• **Supplied data**:
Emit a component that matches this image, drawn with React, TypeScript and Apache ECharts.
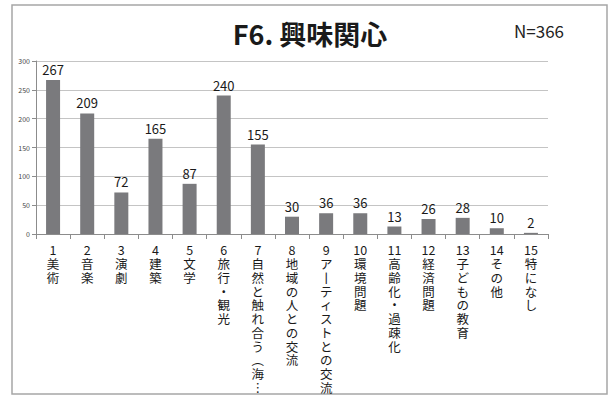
import React, { useEffect, useRef } from "react";
import * as echarts from "echarts";

const categories = [
  "1 美術",
  "2 音楽",
  "3 演劇",
  "4 建築",
  "5 文学",
  "6 旅行・観光",
  "7 自然と触れ合う︵海︙",
  "8 地域の人との交流",
  "9 アーティストとの交流",
  "10 環境問題",
  "11 高齢化・過疎化",
  "12 経済問題",
  "13 子どもの教育",
  "14 その他",
  "15 特になし",
];
const values = [267, 209, 72, 165, 87, 240, 155, 30, 36, 36, 13, 26, 28, 10, 2];
const yTicks = { min: 0, max: 300, interval: 50 };
const titleText = "F6. 興味関心";
const nText = "N=366";

const FONT = "'Noto Sans CJK JP', 'Open Sans', sans-serif";

function verticalLabel(s: string): string {
  const idx = s.indexOf(" ");
  const num = s.slice(0, idx);
  const rest = s.slice(idx + 1).replace(/ー/g, "丨");
  return [num, ...Array.from(rest)].join("\n");
}

export default function App() {
  const ref = useRef<HTMLDivElement>(null);
  useEffect(() => {
    if (!ref.current) return;
    const chart = echarts.init(ref.current, undefined, { renderer: "svg" });
    chart.setOption({
      animation: false,
      backgroundColor: "#ffffff",
      textStyle: { fontFamily: FONT },
      graphic: [
        {
          type: "rect",
          shape: { x: 12, y: 5, width: 595, height: 389 },
          style: { fill: "none", stroke: "#a6a6a6", lineWidth: 1.5 },
          z: 0,
        },
        {
          type: "text",
          x: 310,
          y: 33,
          style: {
            text: titleText,
            fontSize: 27,
            fontWeight: "bold",
            fontFamily: FONT,
            fill: "#1a1a1a",
            align: "center",
            verticalAlign: "middle",
          },
        },
        {
          type: "text",
          x: 539,
          y: 30,
          style: {
            text: nText,
            fontSize: 17,
            fontFamily: FONT,
            fill: "#222222",
            align: "center",
            verticalAlign: "middle",
          },
        },
      ],
      grid: { left: 36, right: 62, top: 61, bottom: 162, containLabel: false },
      xAxis: {
        type: "category",
        data: categories,
        axisLine: { lineStyle: { color: "#8c8c8c", width: 1 } },
        axisTick: { show: true, alignWithLabel: false, length: 5, lineStyle: { color: "#8c8c8c" } },
        axisLabel: {
          interval: 0,
          margin: 9,
          color: "#1a1a1a",
          fontSize: 12.5,
          lineHeight: 13.75,
          fontFamily: FONT,
          formatter: (v: string) => verticalLabel(v),
        },
      },
      yAxis: {
        type: "value",
        min: yTicks.min,
        max: yTicks.max,
        interval: yTicks.interval,
        axisLine: { show: true, lineStyle: { color: "#8c8c8c" } },
        axisTick: { show: true, length: 4, lineStyle: { color: "#8c8c8c" } },
        axisLabel: { fontSize: 7, color: "#444444", margin: 6, fontFamily: FONT },
        splitLine: { lineStyle: { color: "#c4c4c4", width: 1 } },
      },
      series: [
        {
          type: "bar",
          data: values,
          barWidth: 14,
          itemStyle: { color: "#7a7a7d" },
          label: {
            show: true,
            position: "top",
            distance: 4,
            fontSize: 13,
            color: "#1a1a1a",
            fontFamily: FONT,
          },
        },
      ],
    });
    return () => chart.dispose();
  }, []);
  return (
    <div
      ref={ref}
      style={{ position: "fixed", left: 0, top: 0, width: 610, height: 396 }}
    />
  );
}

• **Description of the task**: Skip every picture and return the lines above from the top through the one that contains "import * as".

• **Task answer**:
Emit a component that matches this image, drawn with React, TypeScript and Apache ECharts.
import React, { useEffect, useRef } from "react";
import * as echarts from "echarts";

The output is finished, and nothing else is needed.